Horrible Way to Spend a Week

Grandeur of the Seas Cruise Review by earthoceanlover

7 people found this helpful
Trip Details
  • Sail Date: August 2015
  • Destination: Bermuda
My wife and I are in our mid-40s and decided to take a cruise to Bermuda thinking that it would be a great way to spend a romantic week together while also getting to experience the culture of a foreign country. We were wrong. What we got instead was a "bus trip" aboard a no-tell motel to a shopping mall.

The details are as follows:

- The overall look of the ship was old and shabby, this was the first thing that I noticed as we ascended the gangway. There was peeling paint, rust, carpeting hanging from the stairs, dirty windows and every door that wasn't glass, be they cabin doors or elevator doors, was dented as if hit randomly and repeatedly with hammers.

- When we arrived at our cabin, the first thing that greeted us was the stench of sulphur (like a septic tank) and wet carpet at the entrance to the bathroom. After notifying customer service about this, the room was cleaned, the rug was "dried" with a massive air blower (that blocked the entire walkway) and the shower was recaulked. This entire process took place over the first three days but the smell was gone and the carpet dry.

- The toilet randomly just refused to flush. It always eventually did, just not on demand.

- The food was mediocre AT BEST. This applied not only to the Windjammer buffet where, being a buffet, you'd expect mediocre food but also to the "fine dining" restaurant where the pretentiousness far exceeded the quality of the food. The "food" at the Park Cafe bordered on inedible and regardless of where it came from, the coffee tasted as if were filtered through a mixture of burnt sofas from a house-fire and ground up railroad ties (I wish that this was exaggerated).

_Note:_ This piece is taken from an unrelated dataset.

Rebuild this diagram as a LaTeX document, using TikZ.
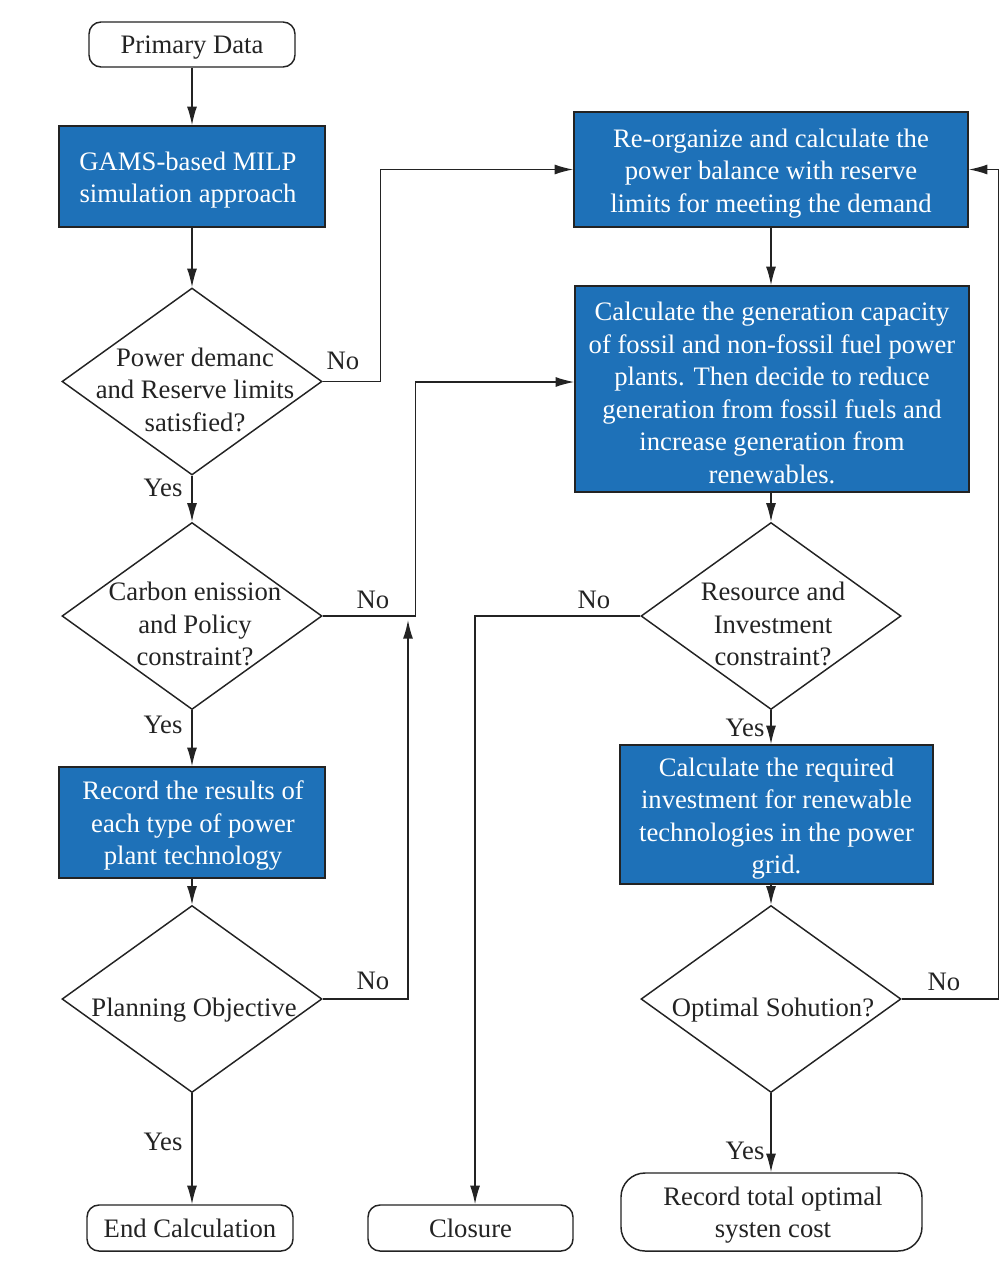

- The activities aboard the ship ranged from boring to embarrassing. Some of the highlights were the "World's Sexiest Man" contest, where having any sense of decorum was clearly grounds for disqualification, the belly flop contest, where the runners-up from the previously mentioned contest could put their splendid physiques to good use and, perhaps best of all, the "Fine Art" auction. This was the most offensive of all. Not because it plainly showed that the cruise line thought of their captive guests as pretentious dupes, who believe that actual art is sold on a cruise ship, but because they were apparently at least partially right.

- The staff were all very friendly and always smiled, even when a "guest" gave them little reason to do so.

- Many of the "guests" simply had no idea how to behave properly in public. Obviously this is not the cruise line's fault but it did have a great impact on the experience overall.

- It's almost inconceivable that in 2015, smokers are still allowed to engage in their filthy habit in such close proximity to those of us that choose not to poison ourselves. Yet all of the starboard-side outdoor decks and the entire casino still allow this, as though they are somehow actually separated from the rest of us. Sorry smokers, it's your addiction not mine. Thanks Royal Caribbean for the opportunity to breathe second-hand cigarette smoke.

- The entire cruise is a never-ending "up-sell". While eating in one restaurant, people from another badger you to come to theirs. You are ceaselessly encouraged to book your next cruise, starting while still at the dock. Plainly, the free coffee is designed to send you running for the on-board Starbuck's. The spa staff are always "encouraging" you to visit

- When it rained, water leaked from everything but the lights.

- Our daily one-mile walk on deck 10 doubled as trash pick up. The staff simply didn't do it and we couldn't just ignore it as it would have blown overboard. In hindsight this was rather silly considering the environmental rape that cruise ships inflict upon the oceans with what they dump overboard.

- Once we arrived at Bermuda all of the ship's closed, forcing anyone inclined to spend money to do so on the island, at the grossly inflated prices that having a captive audience allows.

- Snorkel Park "Beach" I won't get into details about that. You can find out all you need to know on Trip Advisor. I STRONGLY advise that you do so before visiting this physically hazardous dump (it literally is a "reclaimed" dump).